• _PROBLEM DETAILS_
Go through the data below and copy it exactly, skipping every picture.

• _DATA EXTRACT_
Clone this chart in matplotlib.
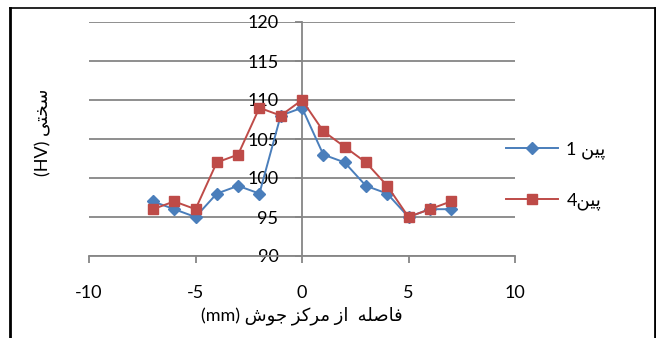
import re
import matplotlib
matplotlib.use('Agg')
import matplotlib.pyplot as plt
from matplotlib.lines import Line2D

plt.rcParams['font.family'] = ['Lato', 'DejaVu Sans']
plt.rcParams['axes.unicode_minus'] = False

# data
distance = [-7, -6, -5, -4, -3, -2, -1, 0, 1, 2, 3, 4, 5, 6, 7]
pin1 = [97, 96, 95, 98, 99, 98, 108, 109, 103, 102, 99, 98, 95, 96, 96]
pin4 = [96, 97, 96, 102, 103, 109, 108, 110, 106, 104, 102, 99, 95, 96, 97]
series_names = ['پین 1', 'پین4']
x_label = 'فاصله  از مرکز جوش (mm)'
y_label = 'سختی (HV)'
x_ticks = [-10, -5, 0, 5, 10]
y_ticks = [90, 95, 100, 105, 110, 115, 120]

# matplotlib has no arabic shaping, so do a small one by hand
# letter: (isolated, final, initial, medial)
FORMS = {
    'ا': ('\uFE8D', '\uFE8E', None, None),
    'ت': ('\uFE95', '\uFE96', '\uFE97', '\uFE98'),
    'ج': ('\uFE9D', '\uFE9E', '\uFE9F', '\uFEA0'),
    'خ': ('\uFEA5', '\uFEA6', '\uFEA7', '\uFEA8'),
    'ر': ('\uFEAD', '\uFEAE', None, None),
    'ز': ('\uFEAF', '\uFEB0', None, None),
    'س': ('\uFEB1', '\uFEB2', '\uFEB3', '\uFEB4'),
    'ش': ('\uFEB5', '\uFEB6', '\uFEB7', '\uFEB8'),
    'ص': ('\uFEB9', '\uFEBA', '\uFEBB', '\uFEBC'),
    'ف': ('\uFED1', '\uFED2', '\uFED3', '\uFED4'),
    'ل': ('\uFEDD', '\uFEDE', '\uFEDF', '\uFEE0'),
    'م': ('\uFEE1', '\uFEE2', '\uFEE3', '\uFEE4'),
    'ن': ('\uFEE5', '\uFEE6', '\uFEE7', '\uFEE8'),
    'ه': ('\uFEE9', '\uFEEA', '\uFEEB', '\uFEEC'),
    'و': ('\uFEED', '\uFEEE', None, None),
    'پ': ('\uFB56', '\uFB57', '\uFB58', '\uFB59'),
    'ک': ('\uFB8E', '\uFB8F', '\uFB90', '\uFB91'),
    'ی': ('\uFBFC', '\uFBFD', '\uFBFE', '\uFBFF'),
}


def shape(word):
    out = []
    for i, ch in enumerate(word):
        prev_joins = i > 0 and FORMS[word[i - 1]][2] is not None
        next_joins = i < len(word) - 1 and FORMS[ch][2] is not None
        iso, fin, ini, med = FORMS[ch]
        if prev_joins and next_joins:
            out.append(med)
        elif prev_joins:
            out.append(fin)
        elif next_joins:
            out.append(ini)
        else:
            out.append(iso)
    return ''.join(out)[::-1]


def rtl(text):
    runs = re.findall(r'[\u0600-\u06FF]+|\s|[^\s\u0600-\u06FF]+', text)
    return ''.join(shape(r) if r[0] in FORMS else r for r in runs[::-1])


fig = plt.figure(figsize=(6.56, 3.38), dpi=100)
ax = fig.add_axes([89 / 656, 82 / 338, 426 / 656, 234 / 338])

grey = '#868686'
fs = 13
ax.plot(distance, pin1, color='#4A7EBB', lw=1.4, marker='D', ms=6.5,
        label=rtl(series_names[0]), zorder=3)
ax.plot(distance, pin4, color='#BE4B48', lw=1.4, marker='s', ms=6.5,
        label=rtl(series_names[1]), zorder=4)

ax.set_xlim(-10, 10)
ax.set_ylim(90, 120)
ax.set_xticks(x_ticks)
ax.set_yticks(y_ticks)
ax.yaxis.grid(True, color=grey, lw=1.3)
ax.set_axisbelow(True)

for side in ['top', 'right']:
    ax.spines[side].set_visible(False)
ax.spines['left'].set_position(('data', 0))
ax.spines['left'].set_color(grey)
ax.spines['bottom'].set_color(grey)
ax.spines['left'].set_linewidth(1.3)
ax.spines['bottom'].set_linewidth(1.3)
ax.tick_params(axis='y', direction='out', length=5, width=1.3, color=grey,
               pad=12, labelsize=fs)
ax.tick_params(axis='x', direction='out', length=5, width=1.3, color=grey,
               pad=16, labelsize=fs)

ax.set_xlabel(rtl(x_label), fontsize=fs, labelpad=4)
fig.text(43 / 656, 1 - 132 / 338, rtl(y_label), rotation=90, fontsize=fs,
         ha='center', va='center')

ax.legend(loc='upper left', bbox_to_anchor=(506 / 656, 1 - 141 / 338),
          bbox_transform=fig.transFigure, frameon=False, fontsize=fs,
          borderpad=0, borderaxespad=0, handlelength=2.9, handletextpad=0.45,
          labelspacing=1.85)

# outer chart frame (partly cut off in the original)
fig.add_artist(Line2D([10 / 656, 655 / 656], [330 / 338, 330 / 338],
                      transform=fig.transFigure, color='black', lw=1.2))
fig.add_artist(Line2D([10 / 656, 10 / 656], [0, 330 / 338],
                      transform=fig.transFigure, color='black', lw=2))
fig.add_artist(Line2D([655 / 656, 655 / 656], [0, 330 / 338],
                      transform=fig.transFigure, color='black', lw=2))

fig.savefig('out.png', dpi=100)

• _THE OUTPUT_
Clone this chart in matplotlib.
import re
import matplotlib
matplotlib.use('Agg')
import matplotlib.pyplot as plt
from matplotlib.lines import Line2D

plt.rcParams['font.family'] = ['Lato', 'DejaVu Sans']
plt.rcParams['axes.unicode_minus'] = False

# data
distance = [-7, -6, -5, -4, -3, -2, -1, 0, 1, 2, 3, 4, 5, 6, 7]
pin1 = [97, 96, 95, 98, 99, 98, 108, 109, 103, 102, 99, 98, 95, 96, 96]
pin4 = [96, 97, 96, 102, 103, 109, 108, 110, 106, 104, 102, 99, 95, 96, 97]
series_names = ['پین 1', 'پین4']
x_label = 'فاصله  از مرکز جوش (mm)'
y_label = 'سختی (HV)'
x_ticks = [-10, -5, 0, 5, 10]
y_ticks = [90, 95, 100, 105, 110, 115, 120]

# matplotlib has no arabic shaping, so do a small one by hand
# letter: (isolated, final, initial, medial)
FORMS = {
    'ا': ('\uFE8D', '\uFE8E', None, None),
    'ت': ('\uFE95', '\uFE96', '\uFE97', '\uFE98'),
    'ج': ('\uFE9D', '\uFE9E', '\uFE9F', '\uFEA0'),
    'خ': ('\uFEA5', '\uFEA6', '\uFEA7', '\uFEA8'),
    'ر': ('\uFEAD', '\uFEAE', None, None),
    'ز': ('\uFEAF', '\uFEB0', None, None),
    'س': ('\uFEB1', '\uFEB2', '\uFEB3', '\uFEB4'),
    'ش': ('\uFEB5', '\uFEB6', '\uFEB7', '\uFEB8'),
    'ص': ('\uFEB9', '\uFEBA', '\uFEBB', '\uFEBC'),
    'ف': ('\uFED1', '\uFED2', '\uFED3', '\uFED4'),
    'ل': ('\uFEDD', '\uFEDE', '\uFEDF', '\uFEE0'),
    'م': ('\uFEE1', '\uFEE2', '\uFEE3', '\uFEE4'),
    'ن': ('\uFEE5', '\uFEE6', '\uFEE7', '\uFEE8'),
    'ه': ('\uFEE9', '\uFEEA', '\uFEEB', '\uFEEC'),
    'و': ('\uFEED', '\uFEEE', None, None),
    'پ': ('\uFB56', '\uFB57', '\uFB58', '\uFB59'),
    'ک': ('\uFB8E', '\uFB8F', '\uFB90', '\uFB91'),
    'ی': ('\uFBFC', '\uFBFD', '\uFBFE', '\uFBFF'),
}


def shape(word):
    out = []
    for i, ch in enumerate(word):
        prev_joins = i > 0 and FORMS[word[i - 1]][2] is not None
        next_joins = i < len(word) - 1 and FORMS[ch][2] is not None
        iso, fin, ini, med = FORMS[ch]
        if prev_joins and next_joins:
            out.append(med)
        elif prev_joins:
            out.append(fin)
        elif next_joins:
            out.append(ini)
        else:
            out.append(iso)
    return ''.join(out)[::-1]


def rtl(text):
    runs = re.findall(r'[\u0600-\u06FF]+|\s|[^\s\u0600-\u06FF]+', text)
    return ''.join(shape(r) if r[0] in FORMS else r for r in runs[::-1])


fig = plt.figure(figsize=(6.56, 3.38), dpi=100)
ax = fig.add_axes([89 / 656, 82 / 338, 426 / 656, 234 / 338])

grey = '#868686'
fs = 13
ax.plot(distance, pin1, color='#4A7EBB', lw=1.4, marker='D', ms=6.5,
        label=rtl(series_names[0]), zorder=3)
ax.plot(distance, pin4, color='#BE4B48', lw=1.4, marker='s', ms=6.5,
        label=rtl(series_names[1]), zorder=4)

ax.set_xlim(-10, 10)
ax.set_ylim(90, 120)
ax.set_xticks(x_ticks)
ax.set_yticks(y_ticks)
ax.yaxis.grid(True, color=grey, lw=1.3)
ax.set_axisbelow(True)

for side in ['top', 'right']:
    ax.spines[side].set_visible(False)
ax.spines['left'].set_position(('data', 0))
ax.spines['left'].set_color(grey)
ax.spines['bottom'].set_color(grey)
ax.spines['left'].set_linewidth(1.3)
ax.spines['bottom'].set_linewidth(1.3)
ax.tick_params(axis='y', direction='out', length=5, width=1.3, color=grey,
               pad=12, labelsize=fs)
ax.tick_params(axis='x', direction='out', length=5, width=1.3, color=grey,
               pad=16, labelsize=fs)

ax.set_xlabel(rtl(x_label), fontsize=fs, labelpad=4)
fig.text(43 / 656, 1 - 132 / 338, rtl(y_label), rotation=90, fontsize=fs,
         ha='center', va='center')

ax.legend(loc='upper left', bbox_to_anchor=(506 / 656, 1 - 141 / 338),
          bbox_transform=fig.transFigure, frameon=False, fontsize=fs,
          borderpad=0, borderaxespad=0, handlelength=2.9, handletextpad=0.45,
          labelspacing=1.85)

# outer chart frame (partly cut off in the original)
fig.add_artist(Line2D([10 / 656, 655 / 656], [330 / 338, 330 / 338],
                      transform=fig.transFigure, color='black', lw=1.2))
fig.add_artist(Line2D([10 / 656, 10 / 656], [0, 330 / 338],
                      transform=fig.transFigure, color='black', lw=2))
fig.add_artist(Line2D([655 / 656, 655 / 656], [0, 330 / 338],
                      transform=fig.transFigure, color='black', lw=2))

fig.savefig('out.png', dpi=100)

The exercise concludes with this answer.